Der Beitrag von Elzbieta Everding handelt vom Lemberg der Zwischenkriegszeit (1918-1939). Nach den hochkulturellen Sparten von Musik, Theater, Literatur und bildenden Künsten sortiert, trägt die Autorin Fakten zu den einzelnen nationalen Minderheiten (den Juden, Ukrainern, Deutschen und Armeniern), ihren kulturellen Aktivitäten und Assoziationen zusammen. Ein Manko dieses Textes ist, dass er sich ausschließlich auf polnischsprachige Literatur und einige wenige deutschsprachige Veröffentlichungen stützt. Ebenfalls kompilativ ist der Text von Hanna Krajewska über die Evangelischen in den Städten des Königreichs Polen. Krajewska widerspricht dem bereits in der ersten Hälfte des 19. Jahrhunderts entstandenen Stereotyp des „evangelischen Deutschen“. Denn die Evangelischen, überwiegend Angehörige der evangelisch-augsburgischen Konfession, waren beispielsweise in Warschau annähernd zur Hälfte Polen; der Prozentsatz der Deutschen bei den Reformierten war allerdings deutlich höher. Der tendenziell wachsende polnische Anteil der Evangelischen erklärt sich zum Teil durch die polnische Akkulturation von Deutschen; denn der Wechsel von der deutschen zur polnischen Nationalität war in der Regel nicht an einen Konfessionswechsel gekoppelt. Wenn überhaupt, gab es Wechsel häufiger von dem einem zu einem anderen evangelischen Bekenntnis.

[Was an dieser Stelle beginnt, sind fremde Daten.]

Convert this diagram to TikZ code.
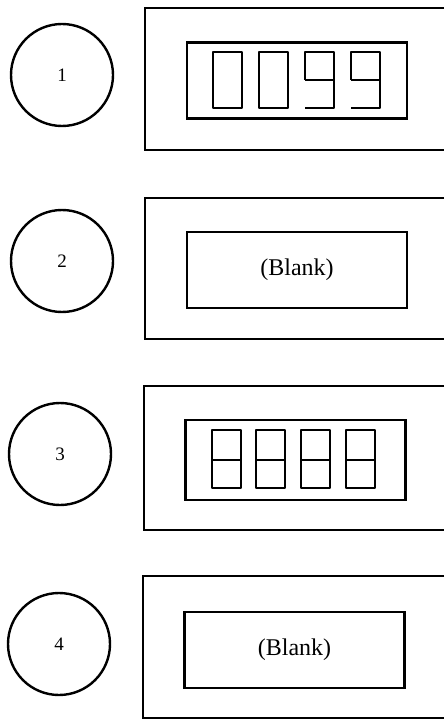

Bernard Linek behandelt die Entwicklung der oberschlesischen Bergbau- und Hüttenstadt Zabrze zur Zeit des Zweiten Kaiserreichs. Da Zabrze (Hindenburg) erst 1922 Stadtrechte erhielt, bestand es zuvor aus einer Agglomeration von verschiedenen Landgemeinden und Gutsbezirken, die zu Anfang des 20. Jahrhunderts bereits 55.000 Einwohner zählten. Allein durch seine Größe wuchsen Zabrze dennoch mehr und mehr städtische Funktionen zu, die nicht zuletzt in der Aktivität seiner Vereine und in seinen großen Festen zum Ausdruck kamen. Am Beispiel des seit 1874 jährlich am 2. September begangenen Sedantages zeigt Linek die Nationalisierung der lokalen Kultur. Während in den ersten zwanzig Jahren der Sedantag Identifikationsangebote an alle Teilnehmer des Krieges von 1870/71 unabhängig von ihrer Nationalität machte, sofern sie sich mit Kaiser und Reich verbunden fühlten, wurde das Ereignis seit den 1890er Jahren und mit dem Schwinden der Erlebnisgeneration immer stärker als Fest der deutschen Nation begangen. Kompensatorisch versuchten die Polen, die katholischen Kirchenfeste zu nationalpolnischen Feiertagen umzugestalten; als dies nur beschränkten Erfolg hatte, etablierten sie die jährlichen Pfingstwallfahrten nach Krakau.

Abgesehen von Einblicken in die Empirie einiger interessanter aktueller Forschungsprojekte bietet der Sammelband Aufschluss über Chancen, aber auch Schwächen der gegenwärtigen Stadtgeschichte in und über Ostmitteleuropa. Wenn nicht explizit eine bestimmte Stadt zum Gegenstand der Betrachtung gemacht wird, ist bei verschiedenen sozial- und kulturhistorischen Ansätzen nicht immer einsehbar, ob die städtische, anders als die regionale, Betrachtungsebene jeweils die bestgeeignete ist. Beispielsweise ist Konfessionalität an und für sich noch kein spezifisch städtisches Kriterium, ebenso wenig wie eine bestimmte ethnokulturelle Gruppe oder eine Nationalkultur. Wenn die Vorstellung des verdichteten Begegnungsraums die Relevanz von Stadtgeschichte begründen soll, ist es gerade nicht sinnvoll, eine bestimmte Gruppe aus ihrem sozialen Kontext zu lösen und die Stadt lediglich als ein pragmatisches Definiens zur Begrenzung des empirischen Materials zu benutzen. Im Vordergrund sollte stattdessen immer die – harmonische, distanzierte, intensive, konflikthafte oder wie auch immer beschaffene – Begegnung des sozial und kulturell Disparaten stehen.